Dieses wunderschöne Buch aus dem Brandstätter Verlag ist die ideale Einstimmung für die Vorweihnachtszeit. Bevor man aber mit den Rezepten loslegt, sollte man sich die Zeit nehmen für die liebevolle Gestaltung des Buchs. Es fängt mit dem handlichen Format an, dann gefielen mir noch die wertige Halbleinenbindung und die feine Goldprägungen des Titels besonders.

Das Buch ist reich mit stimmungsvollen Fotos illustriert und kleine Vignetten schmücken fast jede Seite.

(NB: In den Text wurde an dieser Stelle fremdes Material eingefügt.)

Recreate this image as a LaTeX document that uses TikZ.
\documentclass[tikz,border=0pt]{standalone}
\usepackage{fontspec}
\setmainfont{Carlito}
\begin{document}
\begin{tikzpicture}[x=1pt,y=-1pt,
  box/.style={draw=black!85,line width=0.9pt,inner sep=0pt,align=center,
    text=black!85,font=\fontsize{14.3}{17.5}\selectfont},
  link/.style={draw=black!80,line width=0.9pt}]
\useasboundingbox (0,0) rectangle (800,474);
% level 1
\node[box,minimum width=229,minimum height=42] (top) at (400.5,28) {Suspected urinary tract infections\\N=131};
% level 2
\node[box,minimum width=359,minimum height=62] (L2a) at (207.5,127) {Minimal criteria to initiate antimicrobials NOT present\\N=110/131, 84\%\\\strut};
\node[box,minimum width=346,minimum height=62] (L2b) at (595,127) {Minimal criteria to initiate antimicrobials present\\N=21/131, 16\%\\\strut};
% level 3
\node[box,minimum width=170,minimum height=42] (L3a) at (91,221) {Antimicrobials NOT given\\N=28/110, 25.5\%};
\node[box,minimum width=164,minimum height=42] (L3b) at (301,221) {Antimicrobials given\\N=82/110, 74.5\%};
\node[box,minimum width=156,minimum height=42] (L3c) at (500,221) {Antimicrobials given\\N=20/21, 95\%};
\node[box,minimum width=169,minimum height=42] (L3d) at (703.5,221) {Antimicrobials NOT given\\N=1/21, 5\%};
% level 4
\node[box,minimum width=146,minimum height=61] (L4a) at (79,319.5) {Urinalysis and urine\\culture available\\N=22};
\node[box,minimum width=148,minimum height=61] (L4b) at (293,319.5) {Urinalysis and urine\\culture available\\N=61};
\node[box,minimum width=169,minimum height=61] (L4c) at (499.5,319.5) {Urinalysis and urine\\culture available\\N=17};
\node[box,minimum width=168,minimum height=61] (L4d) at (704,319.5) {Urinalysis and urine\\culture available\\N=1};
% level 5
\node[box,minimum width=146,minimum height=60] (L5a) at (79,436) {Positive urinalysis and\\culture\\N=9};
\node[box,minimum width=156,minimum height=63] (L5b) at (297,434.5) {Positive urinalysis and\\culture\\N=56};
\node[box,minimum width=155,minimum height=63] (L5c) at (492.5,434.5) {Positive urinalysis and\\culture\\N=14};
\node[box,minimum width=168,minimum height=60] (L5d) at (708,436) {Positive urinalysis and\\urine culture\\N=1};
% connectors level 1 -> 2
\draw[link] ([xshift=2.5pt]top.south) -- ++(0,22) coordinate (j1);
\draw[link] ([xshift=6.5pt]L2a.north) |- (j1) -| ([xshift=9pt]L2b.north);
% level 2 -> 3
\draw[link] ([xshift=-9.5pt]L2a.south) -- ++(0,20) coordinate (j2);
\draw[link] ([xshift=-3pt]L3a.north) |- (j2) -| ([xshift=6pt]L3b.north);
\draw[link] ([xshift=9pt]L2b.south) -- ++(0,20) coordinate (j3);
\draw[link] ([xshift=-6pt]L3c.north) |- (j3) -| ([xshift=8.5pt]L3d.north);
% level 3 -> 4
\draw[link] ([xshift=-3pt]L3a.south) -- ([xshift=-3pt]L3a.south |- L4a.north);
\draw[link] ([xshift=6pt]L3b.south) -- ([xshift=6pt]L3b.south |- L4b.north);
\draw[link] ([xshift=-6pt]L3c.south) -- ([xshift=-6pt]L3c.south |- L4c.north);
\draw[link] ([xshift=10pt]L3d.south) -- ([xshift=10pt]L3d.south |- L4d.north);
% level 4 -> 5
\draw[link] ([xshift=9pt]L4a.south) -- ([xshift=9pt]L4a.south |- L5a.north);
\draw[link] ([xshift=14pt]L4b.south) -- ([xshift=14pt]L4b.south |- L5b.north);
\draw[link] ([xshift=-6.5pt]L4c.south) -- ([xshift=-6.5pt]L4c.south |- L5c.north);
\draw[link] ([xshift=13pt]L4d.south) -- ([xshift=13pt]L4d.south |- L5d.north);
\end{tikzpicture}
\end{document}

Aber nun zu den Rezepten. Es gibt eine fundierte Einführung zu wichtigen Backutensilien und bei den Tipps finden auch geübte Bäckerinnen noch Anregungen. Die Autorin bevorzugt Dinkelmehl, man kann aber Weizenmehl verwenden. Bei einem Rezept (Sablès) habe ich beide Varianten ausprobiert und kann Frau Baumgärtner beipflichten: Dinkelmehl verleiht den Plätzchen einen besonders nussigen Geschmack.

Viele Plätzchen sind auch außerhalb der Weihnachtsbäckerei eine Bereicherung für die Tee- oder Kaffeestunde und wie die Mokkaschiffchen oder die Zitronen-Cremetörtchen fast schon kleine Patisserie-Kunstwerke. Die Mokkaschiffchen und die Russian Tea Cakes haben übrigens bei meiner Familie großen Anklang gefunden und die kleinen Tea Cakes waren dazu noch sehr fix und einfach zubereitet.

Außer den Rezepten machen die kleinen Geschichten und Gedichte richtig Lust immer wieder im Buch zu blättern.

Ein stimmungsvoller Auftakt in die Vorweihnachtszeit und Schatzkästlein für Weihnachtsbäckerei, aber auch Anregungen für kleine Backkunstwerke für’s ganze Jahr habe ich in diesem Buch gefunden.

Absolut empfehlenswert und auch als besonderes Geschenk bestens geeignet.